I know there is always the “straw that finally broke the camel’s back” but lately I have asked myself why am I always willing to put up with more than someone else? As I stated in my other blog I am currently on a quest to better me and this brings me to what if I have really been that bad?! What if what I think is putting up with more is actually not the way it really is. I swear that that silly book Mistakes Were Made Here but Not by Me screws with me. That author would say that I make myself feel better in order to maintain myself image about the kind of person I am in a relationship.
I have started reading Eat Pray Love this last week and reading about her troubled relationships I started thinking about my own relationship past. I really don’t have a ton of history but I have had my share of turbulent relationships. I think that over the years I have always struggled with relationship’s conclusions. I use the word conclusion loosely because no one can predict the future. But there seems to be some underlying pattern of the conclusion; as if they were all written by the same writer. Oh wait they were, me. The theme always seems to involve the smallest things that turn into huge things. I have previously explained that I am not so good at saying when something really bothers me. I hate to have people that I love angry at me. So I do whatever I have to do in order to avoid that and in doing so I seem to keep myself in a constant state of hostility. And trying to cage my own personal Kraken of anger takes up so much of me I neglect everything and everyone. I realize this Kraken, now that I have slightly reduced his size, is what makes me be the person I don’t want to be. It is hard to laugh, live, and love ( I know it is cheesy, that is me J ) when you are a crazy angry. I know that I only have me to blame for this. And I really want to get to the point where I am just me. Not me + the Kraken.

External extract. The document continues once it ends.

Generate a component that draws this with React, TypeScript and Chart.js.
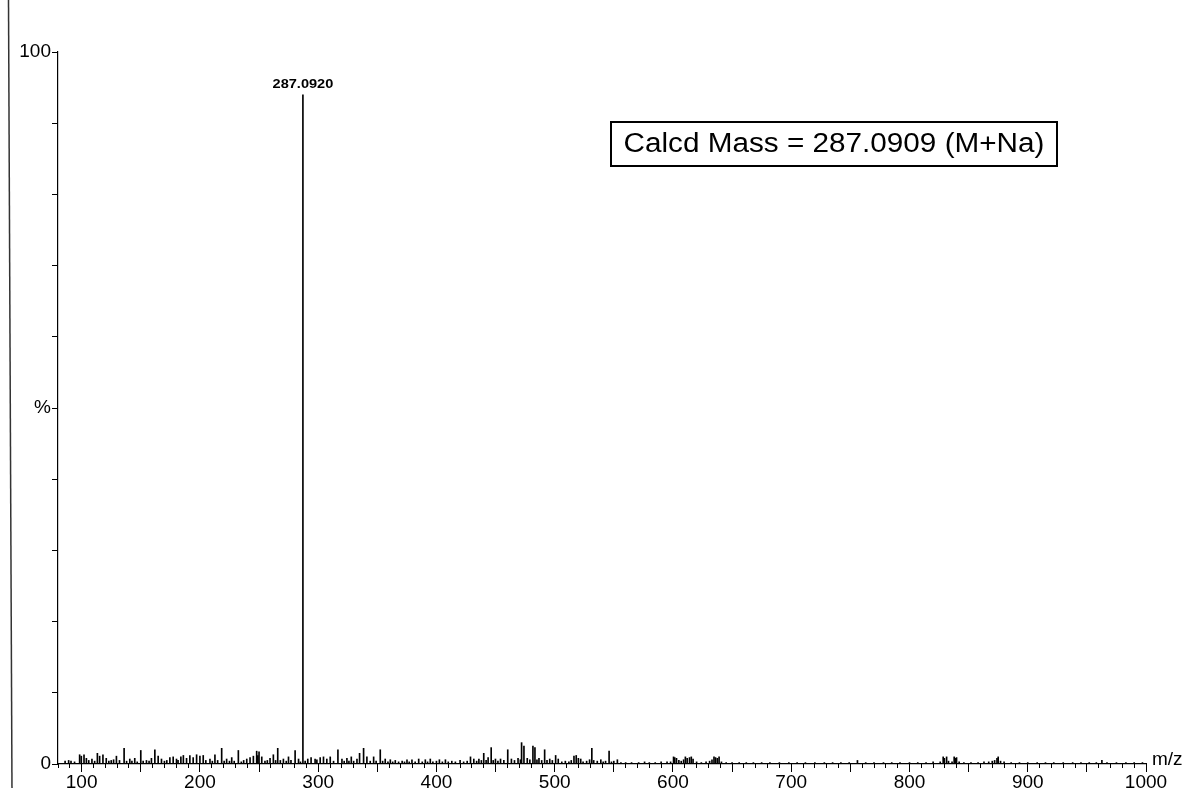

Conclusions also involve admitting when you are wrong. I really don’t like admitting when I am wrong or at fault. But I know that also plays into the need to be perfect. It’s funny though because the last few weeks I have been trying to let myself be wrong and it really isn’t as bad as I thought. However I don’t want to turn into a “sorry” machine. Anyone that knows me knows that I frequently say that “nothing is 100% one person’s fault”. I still believe that. I am pretty sure that most of the time it is split right down the middle with just a few variations. In the conclusion of a relationship there are always lines drawn about who did what to whom. I think that this is where my individual issues play into the problem. My stubbornness and need to be perfect lead me to never want to admit wrong doing. Even though I am working on it, I still struggle sometimes to see my own wrong doing. I think that seeing the error is one’s ways before it happens requires a crystal ball which I do not have. And there, unfortunately, is not always a formula to repair the bridges that have been burnt. And sometimes I get sick from agonizing over what I could have done different. But Richard from Texas, from Eat Pray Love, has a solution that I am trying. “Love/Miss them; send then light and love each time you think of them and that’s it”. It seems simple enough. I have tried to use this when I have a fond memory triggered that in turn makes me sad. I do feel like after a conclusion I have lost the right to talk about that person or like a part of me has been taken away. But when you clear a room you get to rearrange and hopefully learn something from the experience.